The feature selection process was applied to all four sense sentiment models. The optimal N for each of the sensory viewpoint model, the evaluation of the model, and the baseline F-measure are shown in Table 2. Models trained on optimal feature selection are used to predict the sense sentiment of wine tasting note visualization.

Table 2. Feature selection: optimal N and evaluation for each of the sensory viewpoints

5 Visualization of Sensory Sentiment as Radar Charts

By reading the descriptions on a wine bottle, or a tasting note for a single wine, we might be able to roughly understand some of the wines characteristics without having a mastery of winespeak. However, it is much harder to grasp the characteristics of a wine region without reading about all the different wines produced. Sensory sentiment analysis from different viewpoints can provide an overview of the characteristics of a wine region, and then be plotted as a Radar Chart for easy comparison with other regions.

5.1 Model Normalization for Characteristic Prediction and Visualization

If a feature vector of a wine tasting note contains many feature words, then the sum of the predicted scores of these feature words would be greater than the sum of the predicted scores of a wine tasting note that only contains a subset of the same feature words. Also, because each of the SVM classifiers for each sensory viewpoint were trained by 5-fold cross validation, the feature weights and therefore the prediction score range is different for each model. As the size of the feature vector and the SVM models that classify the sensory sentiments of wine tasting notes can influence the final score given, both the feature vector and SVM model prediction scores need to be normalized before visualization of the results.

When vectorizing the tasting notes of a region, the weight of each word in the feature vector was determined by Eq. 2,

$$ weight(w_{i} ) = \frac{{DF(w_{i} )}}{{\sqrt {\mathop \sum \nolimits_{{w_{j} \in W}} DF(w_{j} )^{2} } }} $$
(1)

where \( DF(w_{i} ) \) is the document frequency of the word \( w_{i} \) from the search query. This normalization ensures that a feature vector with many terms is not of greater weight that a feature vector that contains only a few terms. Thus, the number of terms does not influence the analysis of the characteristic features.

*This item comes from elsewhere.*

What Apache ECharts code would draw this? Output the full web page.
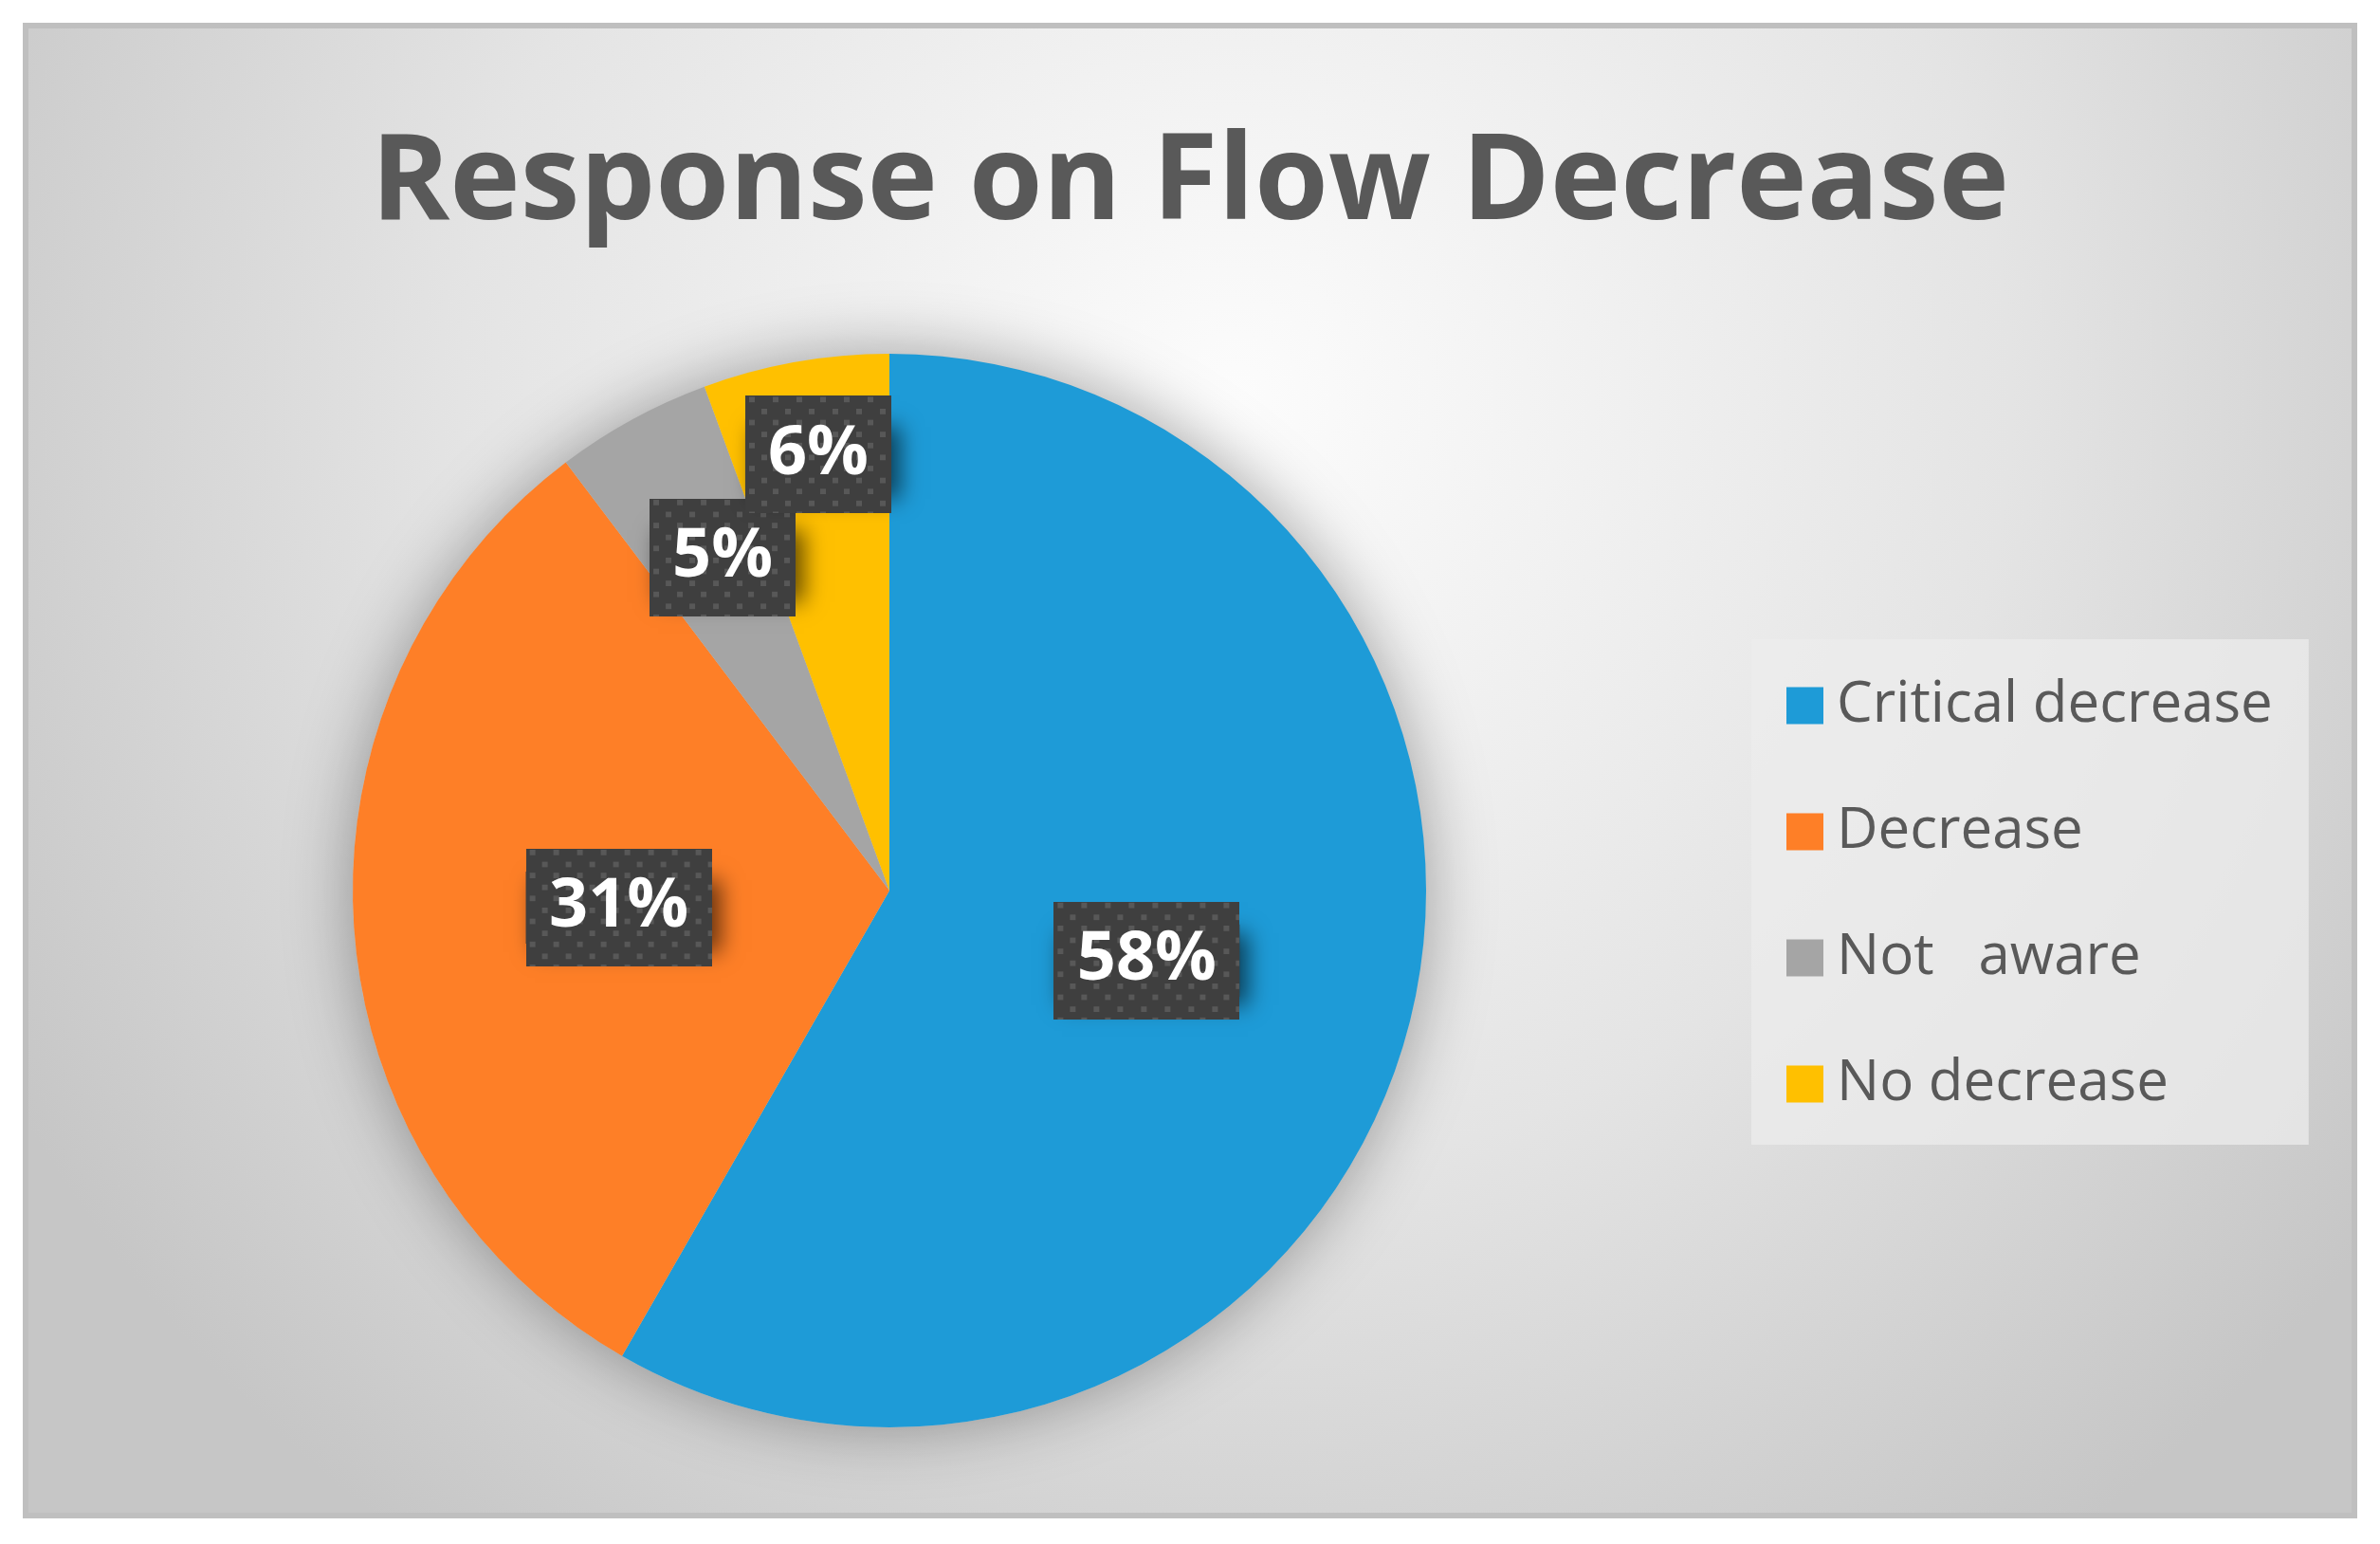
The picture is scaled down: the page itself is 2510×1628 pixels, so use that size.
<!DOCTYPE html>
<html>
<head>
<meta charset="utf-8">
<script src="https://cdn.jsdelivr.net/npm/echarts@6/dist/echarts.min.js"></script>
<style>
    html, body { margin: 0; padding: 0; background: #ffffff; }
    #frame {
        position: absolute; left: 24px; top: 24px;
        width: 2450px; height: 1565px;
        border: 6px solid #bfbfbf;
    }
    #chart { width: 2450px; height: 1565px; }
</style>
</head>
<body>
<div id="frame"><div id="chart"></div></div>
<script>
// chart data (slice sizes, labels show them rounded)
let categories = ['Critical decrease', 'Decrease', 'Not   aware', 'No decrease']
let shares     = [58.3, 31.4, 4.7, 5.6]
let colors     = ['#1e9bd7', '#fe7f27', '#a5a5a5', '#ffc000']

// label nudges (Excel moved the small ones outward)
let labelShift = [[-5, 0], [0, 0], [-39, -100], [-25, -178]]

/**
 * dotted dark box used behind the percent labels
 */
const makeDots = (w, h) => {
    let c = document.createElement('canvas')
    c.width = w
    c.height = h
    let ctx = c.getContext('2d')
    ctx.fillStyle = '#3f3f3f'
    ctx.fillRect(0, 0, w, h)
    ctx.fillStyle = '#585858'
    for (let row = 0; row * 12.5 < h; row++) {
        for (let x = (row % 2) * 12.5 + 4; x < w; x += 25) {
            ctx.fillRect(Math.round(x), Math.round(row * 12.5 + 1), 6, 6)
        }
    }
    return c
}

const wideBox   = makeDots(196, 128)
const narrowBox = makeDots(154, 128)

onload = () => {
    let chart = echarts.init(document.getElementById('chart'))

    let pieData = categories.map((name, i) => {
        let text = Math.round(shares[i]) + '%'
        let wide = text.length > 2
        return {
            name: name,
            value: shares[i],
            itemStyle: { color: colors[i] },
            label: {
                formatter: '{b|' + text + '}',
                rich: {
                    b: {
                        fontFamily: 'Open Sans',
                        fontWeight: 'bold',
                        fontSize: 72,
                        color: '#ffffff',
                        align: 'center',
                        lineHeight: 76,
                        width: wide ? 140 : 98,
                        padding: [26, 28],
                        backgroundColor: { image: wide ? wideBox : narrowBox }
                    }
                }
            }
        }
    })

    let options = {
        backgroundColor: {
            type: 'radial', x: 0.52, y: 0.25, r: 0.95,
            colorStops: [
                { offset: 0, color: '#fcfcfc' },
                { offset: 0.55, color: '#e4e4e4' },
                { offset: 1, color: '#c6c6c6' }
            ]
        },
        title: {
            text: 'Response on Flow Decrease',
            left: 'center',
            top: 97,
            textStyle: {
                fontFamily: 'Open Sans',
                fontWeight: 'bold',
                fontSize: 126,
                color: '#595959'
            }
        },
        legend: {
            orient: 'vertical',
            left: 1817,
            top: 644,
            padding: [40, 38, 34, 37],
            backgroundColor: 'rgba(236,236,236,0.75)',
            itemWidth: 39,
            itemHeight: 39,
            itemGap: 73,
            icon: 'rect',
            data: categories,
            textStyle: {
                fontFamily: 'Open Sans',
                fontSize: 60,
                color: '#595959',
                padding: [0, 0, 0, 9]
            }
        },
        series: [
            {
                // soft shadow under the whole pie
                type: 'pie',
                silent: true,
                center: [908, 909],
                radius: 566,
                z: 1,
                label: { show: false },
                itemStyle: {
                    color: '#c8c8c8',
                    shadowBlur: 70,
                    shadowColor: 'rgba(0,0,0,0.35)'
                },
                data: [{ name: '', value: 1 }]
            },
            {
                type: 'pie',
                center: [908, 909],
                radius: 566,
                startAngle: 90,
                clockwise: true,
                z: 2,
                avoidLabelOverlap: false,
                itemStyle: { borderWidth: 0 },
                label: {
                    show: true,
                    position: 'inside',
                    padding: 0,
                    backgroundColor: '#3f3f3f',
                    shadowBlur: 22,
                    shadowOffsetX: 9,
                    shadowOffsetY: 9,
                    shadowColor: 'rgba(0,0,0,0.6)'
                },
                labelLine: { show: false },
                labelLayout: (params) => {
                    let s = labelShift[params.dataIndex] || [0, 0]
                    return { dx: s[0], dy: s[1] }
                },
                emphasis: { disabled: true },
                data: pieData
            }
        ]
    }

    chart.setOption(options)
}
</script>
</body>
</html>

Also the prediction score from each SVM classifier can be over a different range, and therefore the prediction score needs to be normalized so that a fare comparison can be made. Equation 2 was used to normalize the prediction scores for each feature vector from each SVM model,

$$ norm(v_{i} ,m_{j} ) = \frac{{score(v_{i} ,m_{j} ) - min(m_{j} )}}{{max(m_{j} ) - min(m_{j} )}} $$
(2)

where \( score(v_{i} ,m_{j} ) \) is the predicted score for the feature vector \( v_{i} \) from the SVM model \( m_{j} \), and the maximum and minimum model feature weights are represented by \( max(m_{j} ) \) and \( min(m_{j} ) \) for the model \( m_{j} . \)

5.2 Visualization of Sensory Sentiment by Region

In the data that was collected for analysis there are 4,675 regions, including major and sub-region combinations. The characteristics were calculated based on the wine tasting notes for each region as an example of sensory sentiment analysis. The chart with the largest summed score was from the Pelješac region in Croatia, as seen in Fig. 2 on the left.

Fig. 2.
figure 2figure 2

Example radar charts: regions with the smallest and largest graph area are Pelješac (left) and Primorska (right) respectively.

The chart shows three large positive scores, with the vision sense not scoring highly. The region with the smallest summed score was from the Primorska region in Slovenia. The chart for this region shows that few sense descriptive feature words were used in the wine tasting notes, with only a slight emphasis on the taste and touch senses.

Extreme sense sentiments can be seen in the charts of Fig. 3. These charts represent the highest score values for each of the four sense sentiment viewpoints. The chart for the Sonoma County, Santa Barbara County region in the USA shows a large number of features representing taste were used to describe the wines. This could suggest that the wines from that region have more taste qualities than smell, vision, and touch. In the chart for Alto Adige Valle Isarco region in Italy is the highest scoring region for the vision sense, but it would seem that negative scoring features for the vision sense are also prominent in the wine tasting notes. This would explain why the score is less than seen in other charts. The chart for the Ioannina in Greece scores highly on the smell sense viewpoint. This suggests that aromas play an important point in the description of the wines from that region. Lastly the chart for the Barossa Valley, Clare Valley region in Australia scores highly in sense sentiment for touch, suggesting feature words to do with the texture of the wine are often used.

Fig. 3.
figure 3figure 3

Example radar charts: graphs with strongest sentiment for each sense are Sonoma county, Santa Barbara county for taste (top right), Alto Adige valley Isarco for vision (top right), Ioannina for smell (bottom left), and Barossa valley, Clare valley for touch (bottom right).

6 Conclusion and Future Work

In this paper, we analyzed 992 manually classified sentences of wine tasting notes to create SVM models from four sense sentiment viewpoints: vision, smell, taste, and touch. The models were evaluated and a search was performed to find the optimal feature selection for each model. The optimal models were then used to analyze the four sense sentiment viewpoints of 4,675 regions in a corpus consisting of 91,010 wine tasting notes. The results of the analysis were then normalized for fare comparison between models and sense sentiment viewpoints. Six examples of visualizations by Radar Chart were given representing the largest, smallest, and strongest sentiment for all four of the sense viewpoints.

In future work, we plan to investigate what viewpoints are suitable for understanding and comparing the characteristics of wines from tasting notes. Also, we plan to undertake a formal evaluation of the effectiveness of the visualization.